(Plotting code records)
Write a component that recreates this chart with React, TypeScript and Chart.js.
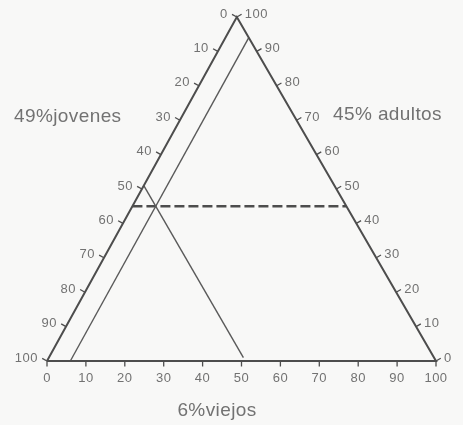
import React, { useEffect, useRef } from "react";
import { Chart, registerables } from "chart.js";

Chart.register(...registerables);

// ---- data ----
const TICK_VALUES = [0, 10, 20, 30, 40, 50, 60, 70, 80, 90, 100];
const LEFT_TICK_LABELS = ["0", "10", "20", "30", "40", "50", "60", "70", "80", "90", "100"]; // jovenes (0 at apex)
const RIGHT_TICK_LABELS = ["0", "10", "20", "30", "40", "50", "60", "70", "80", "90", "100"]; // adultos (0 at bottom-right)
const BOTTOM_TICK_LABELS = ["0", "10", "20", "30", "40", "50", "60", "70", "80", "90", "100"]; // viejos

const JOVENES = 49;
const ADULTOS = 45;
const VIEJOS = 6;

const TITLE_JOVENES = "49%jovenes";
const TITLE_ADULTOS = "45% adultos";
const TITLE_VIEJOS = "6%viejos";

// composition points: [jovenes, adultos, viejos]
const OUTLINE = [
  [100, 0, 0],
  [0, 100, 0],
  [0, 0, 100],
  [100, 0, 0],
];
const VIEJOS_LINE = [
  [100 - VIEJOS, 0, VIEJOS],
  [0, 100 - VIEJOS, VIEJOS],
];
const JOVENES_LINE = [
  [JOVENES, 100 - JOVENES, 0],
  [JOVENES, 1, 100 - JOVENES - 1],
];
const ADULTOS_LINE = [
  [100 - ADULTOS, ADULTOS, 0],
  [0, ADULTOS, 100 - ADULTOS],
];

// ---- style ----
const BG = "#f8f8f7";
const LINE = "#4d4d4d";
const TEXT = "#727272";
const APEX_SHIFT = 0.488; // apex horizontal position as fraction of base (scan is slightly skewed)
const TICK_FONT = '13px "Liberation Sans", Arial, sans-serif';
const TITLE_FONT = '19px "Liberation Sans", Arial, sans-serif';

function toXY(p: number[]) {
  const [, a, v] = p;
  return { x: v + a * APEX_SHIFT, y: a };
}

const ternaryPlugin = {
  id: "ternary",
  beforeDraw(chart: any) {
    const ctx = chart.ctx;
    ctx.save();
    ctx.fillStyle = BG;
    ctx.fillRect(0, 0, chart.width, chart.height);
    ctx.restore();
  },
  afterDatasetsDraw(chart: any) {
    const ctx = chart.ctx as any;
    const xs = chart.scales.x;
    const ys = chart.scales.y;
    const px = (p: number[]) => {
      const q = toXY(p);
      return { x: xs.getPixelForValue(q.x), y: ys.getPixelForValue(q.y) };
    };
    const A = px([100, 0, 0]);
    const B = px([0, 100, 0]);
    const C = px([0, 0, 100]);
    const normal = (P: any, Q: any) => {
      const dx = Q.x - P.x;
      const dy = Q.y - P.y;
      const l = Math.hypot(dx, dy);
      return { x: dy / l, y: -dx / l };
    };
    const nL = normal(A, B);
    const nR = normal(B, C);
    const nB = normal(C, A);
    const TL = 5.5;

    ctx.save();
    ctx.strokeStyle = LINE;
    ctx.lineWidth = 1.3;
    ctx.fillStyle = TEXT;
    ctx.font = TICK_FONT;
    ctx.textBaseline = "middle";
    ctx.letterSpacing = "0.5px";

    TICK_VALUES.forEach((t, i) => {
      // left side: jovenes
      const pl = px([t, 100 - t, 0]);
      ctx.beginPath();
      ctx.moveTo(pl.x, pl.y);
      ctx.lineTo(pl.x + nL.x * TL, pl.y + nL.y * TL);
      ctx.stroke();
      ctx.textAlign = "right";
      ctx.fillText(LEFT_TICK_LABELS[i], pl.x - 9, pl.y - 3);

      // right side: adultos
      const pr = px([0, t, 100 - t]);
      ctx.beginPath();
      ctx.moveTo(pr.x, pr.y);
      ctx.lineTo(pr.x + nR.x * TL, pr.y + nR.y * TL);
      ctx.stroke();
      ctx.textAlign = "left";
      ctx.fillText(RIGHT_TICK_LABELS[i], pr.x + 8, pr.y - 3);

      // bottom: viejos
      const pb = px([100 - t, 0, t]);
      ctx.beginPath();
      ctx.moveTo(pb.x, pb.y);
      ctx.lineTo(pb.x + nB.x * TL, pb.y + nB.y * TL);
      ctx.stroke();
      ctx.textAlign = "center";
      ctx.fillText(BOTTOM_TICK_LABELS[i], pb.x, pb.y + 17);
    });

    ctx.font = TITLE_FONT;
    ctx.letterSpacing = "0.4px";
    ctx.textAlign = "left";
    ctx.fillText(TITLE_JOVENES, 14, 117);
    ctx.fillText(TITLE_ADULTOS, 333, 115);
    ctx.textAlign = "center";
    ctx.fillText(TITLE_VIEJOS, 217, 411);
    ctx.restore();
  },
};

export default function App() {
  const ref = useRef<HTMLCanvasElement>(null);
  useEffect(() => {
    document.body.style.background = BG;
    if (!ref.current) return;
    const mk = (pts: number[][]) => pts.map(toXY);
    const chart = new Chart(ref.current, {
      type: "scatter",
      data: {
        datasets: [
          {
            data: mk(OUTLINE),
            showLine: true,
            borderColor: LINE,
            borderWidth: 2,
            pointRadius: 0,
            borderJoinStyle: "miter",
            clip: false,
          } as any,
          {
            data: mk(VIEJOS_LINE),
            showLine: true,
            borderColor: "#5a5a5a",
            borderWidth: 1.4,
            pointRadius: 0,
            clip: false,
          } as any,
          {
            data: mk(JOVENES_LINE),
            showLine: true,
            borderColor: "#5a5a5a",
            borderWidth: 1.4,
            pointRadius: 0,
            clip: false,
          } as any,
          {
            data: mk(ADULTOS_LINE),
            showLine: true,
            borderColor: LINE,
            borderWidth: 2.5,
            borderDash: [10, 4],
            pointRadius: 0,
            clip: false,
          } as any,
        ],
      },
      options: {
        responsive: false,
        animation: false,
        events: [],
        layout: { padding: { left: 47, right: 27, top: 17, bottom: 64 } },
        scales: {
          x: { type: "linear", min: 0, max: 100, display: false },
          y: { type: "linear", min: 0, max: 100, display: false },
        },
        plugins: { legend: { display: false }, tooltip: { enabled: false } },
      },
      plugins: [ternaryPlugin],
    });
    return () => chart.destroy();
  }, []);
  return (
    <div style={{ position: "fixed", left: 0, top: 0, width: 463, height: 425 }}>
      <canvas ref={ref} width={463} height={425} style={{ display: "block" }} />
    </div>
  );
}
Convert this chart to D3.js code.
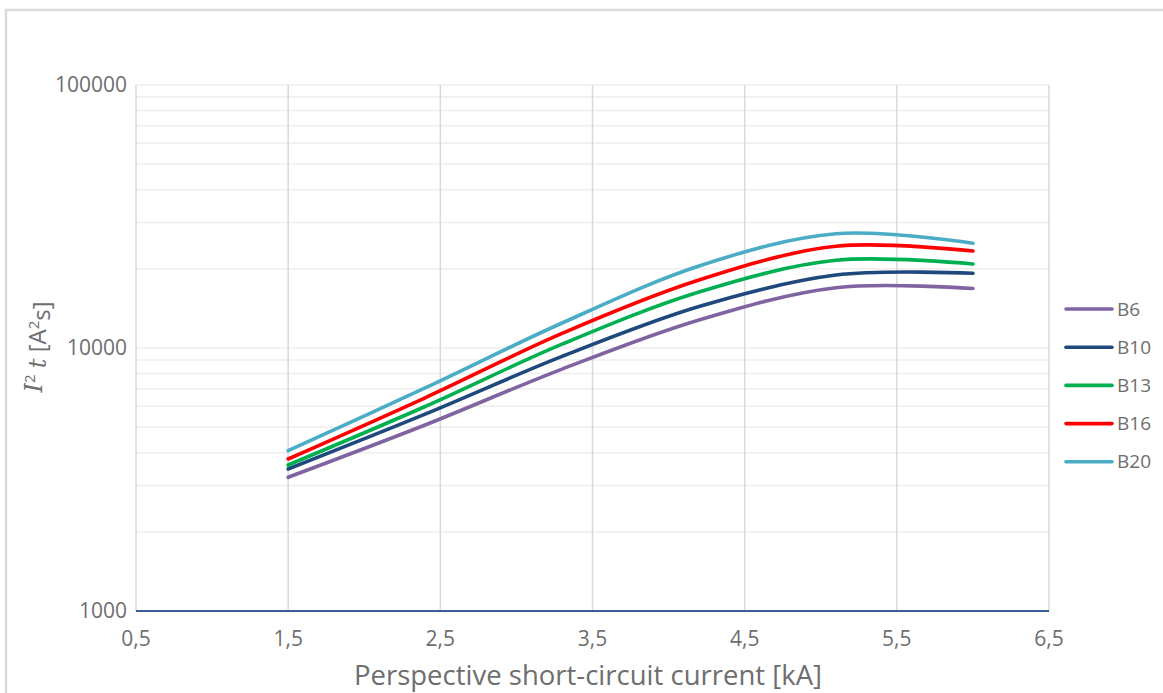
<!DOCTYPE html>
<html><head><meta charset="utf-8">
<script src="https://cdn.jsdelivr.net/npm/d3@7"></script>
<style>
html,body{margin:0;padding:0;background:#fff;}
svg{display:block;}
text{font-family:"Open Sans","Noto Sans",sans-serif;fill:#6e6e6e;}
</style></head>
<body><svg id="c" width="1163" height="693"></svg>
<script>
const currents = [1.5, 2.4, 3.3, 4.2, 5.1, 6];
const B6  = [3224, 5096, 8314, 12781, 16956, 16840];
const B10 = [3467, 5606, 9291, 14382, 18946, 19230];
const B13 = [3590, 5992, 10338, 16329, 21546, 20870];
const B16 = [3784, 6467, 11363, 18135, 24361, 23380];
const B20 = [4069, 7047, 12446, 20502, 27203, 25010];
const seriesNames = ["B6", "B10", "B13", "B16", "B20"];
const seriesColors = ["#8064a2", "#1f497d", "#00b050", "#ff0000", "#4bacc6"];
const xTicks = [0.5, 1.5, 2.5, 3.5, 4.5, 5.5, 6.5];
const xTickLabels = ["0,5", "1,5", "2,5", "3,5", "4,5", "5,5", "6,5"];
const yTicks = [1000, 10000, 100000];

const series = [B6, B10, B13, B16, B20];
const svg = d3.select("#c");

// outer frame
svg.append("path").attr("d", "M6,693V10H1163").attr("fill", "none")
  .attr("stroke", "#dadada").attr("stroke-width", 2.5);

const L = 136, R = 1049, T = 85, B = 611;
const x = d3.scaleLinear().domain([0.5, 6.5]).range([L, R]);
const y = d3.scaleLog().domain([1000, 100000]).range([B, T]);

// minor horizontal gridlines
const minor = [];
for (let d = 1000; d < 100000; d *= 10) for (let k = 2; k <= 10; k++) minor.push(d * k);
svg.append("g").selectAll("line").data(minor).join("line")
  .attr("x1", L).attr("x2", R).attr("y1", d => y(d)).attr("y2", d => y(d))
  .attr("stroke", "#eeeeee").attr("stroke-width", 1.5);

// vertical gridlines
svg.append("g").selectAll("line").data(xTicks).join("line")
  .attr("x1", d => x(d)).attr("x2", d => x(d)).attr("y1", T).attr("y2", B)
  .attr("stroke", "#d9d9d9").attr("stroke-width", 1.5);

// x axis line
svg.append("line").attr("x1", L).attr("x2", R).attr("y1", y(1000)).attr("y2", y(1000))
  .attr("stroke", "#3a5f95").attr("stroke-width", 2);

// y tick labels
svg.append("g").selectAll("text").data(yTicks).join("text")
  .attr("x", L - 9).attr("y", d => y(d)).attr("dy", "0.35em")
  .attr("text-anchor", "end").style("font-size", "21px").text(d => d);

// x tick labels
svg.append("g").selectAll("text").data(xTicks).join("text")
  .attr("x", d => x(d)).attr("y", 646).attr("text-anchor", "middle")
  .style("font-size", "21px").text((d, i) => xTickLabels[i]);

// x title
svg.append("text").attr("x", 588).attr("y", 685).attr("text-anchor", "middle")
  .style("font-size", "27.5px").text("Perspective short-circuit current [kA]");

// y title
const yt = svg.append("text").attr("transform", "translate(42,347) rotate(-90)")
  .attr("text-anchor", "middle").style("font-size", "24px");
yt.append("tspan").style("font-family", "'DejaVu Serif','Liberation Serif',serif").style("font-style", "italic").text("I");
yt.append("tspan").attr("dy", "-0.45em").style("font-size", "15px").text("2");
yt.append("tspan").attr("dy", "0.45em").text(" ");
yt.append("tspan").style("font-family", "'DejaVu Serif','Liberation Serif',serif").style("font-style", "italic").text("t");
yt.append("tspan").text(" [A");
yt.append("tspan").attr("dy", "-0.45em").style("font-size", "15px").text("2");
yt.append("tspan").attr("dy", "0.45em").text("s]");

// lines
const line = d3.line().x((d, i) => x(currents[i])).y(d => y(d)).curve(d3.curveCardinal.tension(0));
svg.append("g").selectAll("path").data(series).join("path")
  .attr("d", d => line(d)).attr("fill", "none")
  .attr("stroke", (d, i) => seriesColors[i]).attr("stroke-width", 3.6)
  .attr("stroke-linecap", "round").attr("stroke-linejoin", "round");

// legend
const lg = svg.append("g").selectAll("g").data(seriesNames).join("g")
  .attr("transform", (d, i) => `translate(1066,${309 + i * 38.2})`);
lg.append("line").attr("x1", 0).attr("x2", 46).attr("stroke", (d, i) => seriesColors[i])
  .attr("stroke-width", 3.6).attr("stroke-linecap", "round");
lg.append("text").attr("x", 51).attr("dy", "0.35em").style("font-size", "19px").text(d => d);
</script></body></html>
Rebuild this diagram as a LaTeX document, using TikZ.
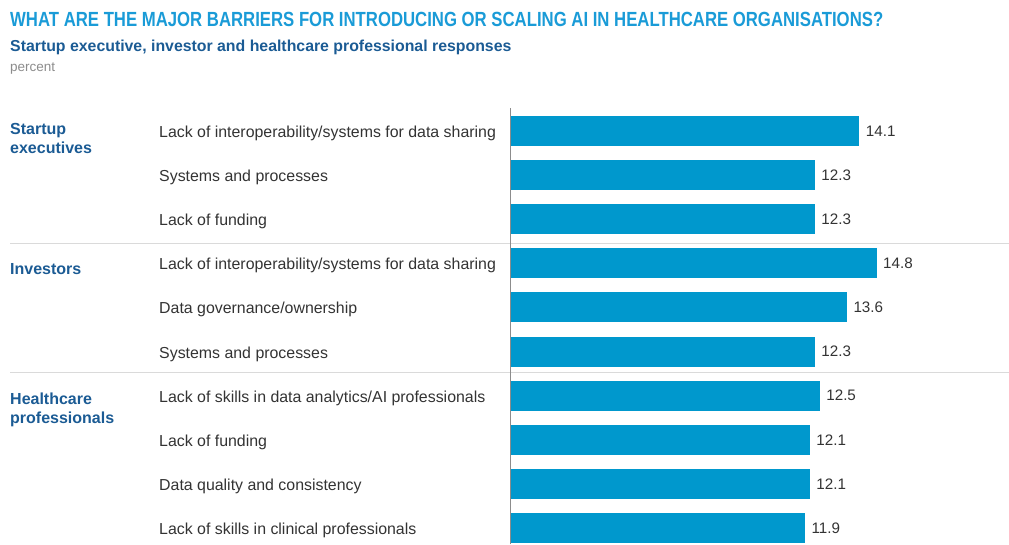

=== What the exercise asks ===
Leave out every line without the string "document" and copy the rest.

=== Answer for this exercise ===
    document.body.style.background = BG;
Rebuild this diagram as a LaTeX document, using TikZ.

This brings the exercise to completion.